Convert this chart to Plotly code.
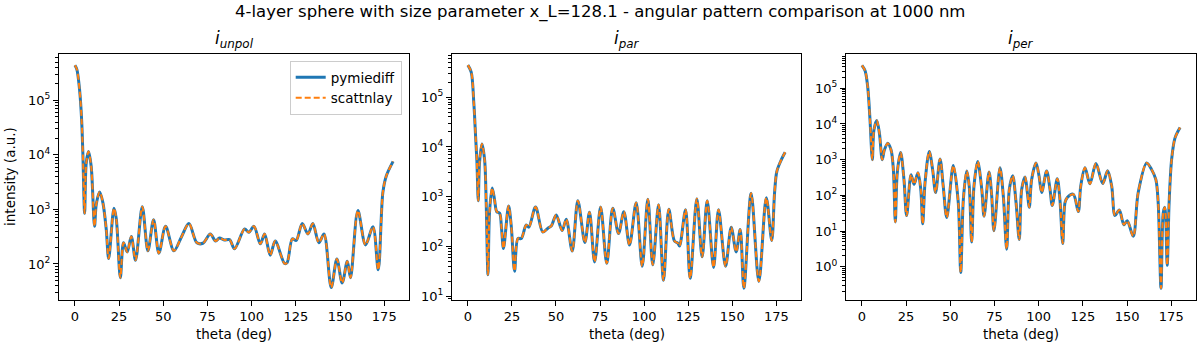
import plotly.graph_objects as go

# Scattering angle (deg) and intensity for each polarisation channel
theta_unpol = [0, 1.1, 2.7, 3.8, 4.5, 5.5, 6.4, 7.7, 9.2, 11.1, 12.1, 14.0, 15.8, 17.7, 19.1,
               22.1, 23.4, 25.7, 27.5, 29.6, 31.9, 34.3, 38.1, 41.3, 44.5, 47.5, 51.3, 56.0,
               60.2, 64.5, 69.0, 72.4, 76.6, 79.6, 81.8, 84.5, 87.5, 90.3, 96.0, 98.4, 101.3,
               104.9, 107.3, 110.5, 113.3, 118.6, 120.0, 123.0, 125.2, 128.6, 131.8, 134.6,
               138.0, 140.9, 145.0, 148.2, 151.2, 154.1, 155.9, 160.1, 164.4, 168.6, 171.6,
               174.2, 176.1, 180.0]
i_unpol = [4.4e5, 3.7e5, 1.5e5, 4.4e4, 1.07e4, 850, 7100, 1.15e4, 6200, 490, 1260, 2100, 1350,
           440, 126, 1050, 680, 56, 245, 166, 320, 117, 1120, 174, 650, 158, 490, 174,
           310, 550, 245, 240, 355, 263, 300, 275, 280, 190, 440, 380, 490,
           234, 355, 145, 263, 102, 105, 290, 270, 550, 355, 550,
           245, 355, 37, 123, 45, 112, 56, 955, 224, 480, 78,
           2040, 4070, 7600]

theta_par = [0, 1.9, 3.4, 4.4, 5.1, 5.9, 6.6, 8.0, 9.5, 10.4, 11.4, 12.3, 13.8, 15.1, 16.4,
             18.0, 19.1, 20.2, 23.1, 24.6, 26.5, 28.4, 30.3, 33.1, 34.6, 38.4, 42.5, 45.4,
             47.3, 50.1, 53.5, 55.8, 59.2, 62.4, 66.4, 69.0, 71.9, 75.3, 78.8, 82.2, 85.5,
             88.5, 91.7, 95.5, 98.9, 102.1, 104.9, 108.2, 111.0, 114.0, 117.2, 119.1, 120.1,
             123.5, 126.1, 129.9, 132.9, 135.8, 139.4, 142.2, 146.2, 149.4, 152.2, 154.5,
             156.6, 160.7, 165.1, 169.3, 172.4, 174.0, 175.3, 177.8, 180.0]
i_par = [4.4e5, 3.2e5, 7.4e4, 1.6e4, 5500, 830, 4800, 1.15e4, 5500, 760, 27, 490, 1500, 890, 500,
         470, 230, 91, 650, 263, 32, 145, 145, 270, 245, 620, 195, 234,
         257, 430, 210, 355, 81, 830, 120, 490, 49, 620, 46, 590, 182,
         500, 107, 760, 40, 890, 43, 690, 21, 560, 129, 117, 102,
         550, 23, 910, 62, 830, 38, 550, 40, 245, 78, 219,
         14.5, 1175, 20, 955, 132, 1200, 3240, 5500, 7800]

theta_per = [0, 1.8, 3.3, 4.6, 5.9, 6.8, 8.4, 9.9, 11.5, 12.7, 14.6, 16.5, 17.8, 18.9, 20.0,
             21.9, 23.8, 25.3, 27.8, 29.5, 31.7, 33.3, 34.4, 35.7, 38.1, 40.0, 41.7, 44.2,
             46.0, 48.0, 51.7, 54.5, 55.9, 57.4, 59.3, 60.7, 62.1, 63.4, 65.5, 67.8, 69.1,
             71.9, 73.4, 74.7, 78.1, 80.0, 81.9, 83.4, 85.3, 87.2, 89.0, 90.4, 92.3, 93.6,
             94.7, 96.0, 98.5, 100.2, 101.7, 104.5, 106.4, 107.7, 110.5, 112.0, 113.6, 114.9,
             116.2, 119.6, 122.4, 123.8, 126.2, 129.0, 132.4, 136.2, 139.0, 141.3, 143.2,
             145.6, 148.2, 150.1, 153.5, 156.3, 161.1, 163.9, 166.3, 167.6, 169.2, 170.5,
             171.4, 172.7, 173.8, 175.2, 177.1, 180.0]
i_per = [4.4e5, 3.1e5, 1.07e5, 1.26e4, 1000, 6800, 1.26e4, 5500, 1000, 1860, 2900, 1860, 525, 18, 430,
         1580, 275, 27, 380, 204, 430, 148, 16, 224, 1700, 525, 120, 1050,
         182, 24, 680, 63, 0.69, 78, 480, 182, 4.9, 182, 890, 148, 26,
         450, 100, 10.2, 590, 95, 3.1, 148, 355, 63, 5.8, 148, 324, 120,
         46, 275, 810, 350, 120, 480, 148, 52, 290, 78, 4.5, 63,
         87, 107, 35, 182, 590, 210, 780, 214, 490, 182, 27,
         39, 15, 19.5, 7.1, 120, 810, 525, 275, 63, 0.25, 33,
         46, 1.1, 63, 1000, 4000, 7900]

panels = [
    ("unpol", theta_unpol, i_unpol, [1.348, 5.844], [2, 3, 4, 5]),
    ("par", theta_par, i_par, [0.935, 5.86], [1, 2, 3, 4, 5]),
    ("per", theta_per, i_per, [-0.92, 5.95], [0, 1, 2, 3, 4, 5]),
]
x_domains = [(59, 409), (452, 801), (846, 1196)]
W, H = 1200, 350
y_dom = [1 - 303 / H, 1 - 55 / H]

BLUE = "#1f77b4"
ORANGE = "#ff7f0e"
FONT = "DejaVu Sans"

fig = go.Figure()
layout = {}
annotations = []

minor_vals = [m * 10.0 ** k for k in range(-2, 7) for m in range(2, 10)]
x_ticks = [0, 25, 50, 75, 100, 125, 150, 175]

for n, (name, th, vals, yrange, decades) in enumerate(panels, start=1):
    xa = "x" if n == 1 else f"x{n}"
    ya = "y" if n == 1 else f"y{n}"
    fig.add_trace(go.Scatter(
        x=th, y=vals, xaxis=xa, yaxis=ya, mode="lines", name="pymiediff",
        line=dict(color=BLUE, width=3, shape="spline", smoothing=0.9),
        showlegend=(n == 1), legendgroup="a"))
    fig.add_trace(go.Scatter(
        x=th, y=vals, xaxis=xa, yaxis=ya, mode="lines", name="scattnlay",
        line=dict(color=ORANGE, width=2, dash="6px,3px", shape="spline", smoothing=0.9),
        showlegend=(n == 1), legendgroup="b"))

    x0, x1 = x_domains[n - 1]
    common = dict(showline=True, mirror=True, linecolor="black", linewidth=1,
                  ticks="outside", ticklen=5, tickwidth=1, tickcolor="black",
                  showgrid=False, zeroline=False,
                  tickfont=dict(family=FONT, size=13, color="black"))
    layout["xaxis" if n == 1 else f"xaxis{n}"] = dict(
        domain=[x0 / W, x1 / W], anchor=ya, range=[-9, 189],
        tickvals=x_ticks, ticktext=[str(t) for t in x_ticks], **common)
    layout["yaxis" if n == 1 else f"yaxis{n}"] = dict(
        domain=y_dom, anchor=xa, type="log", range=yrange,
        tickvals=[10.0 ** d for d in decades],
        ticktext=[f"10<sup>{d}</sup>" for d in decades],
        minor=dict(tickvals=minor_vals, ticks="outside", ticklen=3,
                   tickwidth=0.8, tickcolor="black", showgrid=False),
        **common)

    xc = (x0 + x1) / 2 / W
    annotations.append(dict(
        text=f"<i>i</i><sub><i>{name}</i></sub>", x=xc, y=1 - 40 / H,
        xref="paper", yref="paper", showarrow=False, xanchor="center", yanchor="middle",
        font=dict(family=FONT, size=17, color="black")))
    annotations.append(dict(
        text="theta (deg)", x=xc, y=1 - 338 / H, xref="paper", yref="paper",
        showarrow=False, xanchor="center", yanchor="middle",
        font=dict(family=FONT, size=13.5, color="black")))

annotations.append(dict(
    text="intensity (a.u.)", x=10 / W, y=1 - 179 / H, xref="paper", yref="paper",
    showarrow=False, textangle=-90, xanchor="center", yanchor="middle",
    font=dict(family=FONT, size=13.5, color="black")))
annotations.append(dict(
    text="4-layer sphere with size parameter x_L=128.1 - angular pattern comparison at 1000 nm",
    x=0.5, y=1 - 12 / H, xref="paper", yref="paper", showarrow=False,
    xanchor="center", yanchor="middle",
    font=dict(family=FONT, size=16.5, color="black")))

fig.update_layout(
    width=W, height=H, margin=dict(l=0, r=0, t=0, b=0),
    paper_bgcolor="white", plot_bgcolor="white",
    annotations=annotations,
    legend=dict(x=401.7 / W, y=1 - 61.7 / H, xanchor="right", yanchor="top",
                bgcolor="rgba(255,255,255,0.8)", bordercolor="#cccccc", borderwidth=1,
                font=dict(family=FONT, size=13.5, color="black"),
                tracegroupgap=0, itemwidth=30),
    **layout,
)

fig.write_html("out.html")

━━━━━━━━━━━━━━━━━━━━

Leave out the pictures and repeat the lines from the start of the material through the line with "2040, 4070, 7600]", inclusive.

Convert this chart to Plotly code.
import plotly.graph_objects as go

# Scattering angle (deg) and intensity for each polarisation channel
theta_unpol = [0, 1.1, 2.7, 3.8, 4.5, 5.5, 6.4, 7.7, 9.2, 11.1, 12.1, 14.0, 15.8, 17.7, 19.1,
               22.1, 23.4, 25.7, 27.5, 29.6, 31.9, 34.3, 38.1, 41.3, 44.5, 47.5, 51.3, 56.0,
               60.2, 64.5, 69.0, 72.4, 76.6, 79.6, 81.8, 84.5, 87.5, 90.3, 96.0, 98.4, 101.3,
               104.9, 107.3, 110.5, 113.3, 118.6, 120.0, 123.0, 125.2, 128.6, 131.8, 134.6,
               138.0, 140.9, 145.0, 148.2, 151.2, 154.1, 155.9, 160.1, 164.4, 168.6, 171.6,
               174.2, 176.1, 180.0]
i_unpol = [4.4e5, 3.7e5, 1.5e5, 4.4e4, 1.07e4, 850, 7100, 1.15e4, 6200, 490, 1260, 2100, 1350,
           440, 126, 1050, 680, 56, 245, 166, 320, 117, 1120, 174, 650, 158, 490, 174,
           310, 550, 245, 240, 355, 263, 300, 275, 280, 190, 440, 380, 490,
           234, 355, 145, 263, 102, 105, 290, 270, 550, 355, 550,
           245, 355, 37, 123, 45, 112, 56, 955, 224, 480, 78,
           2040, 4070, 7600]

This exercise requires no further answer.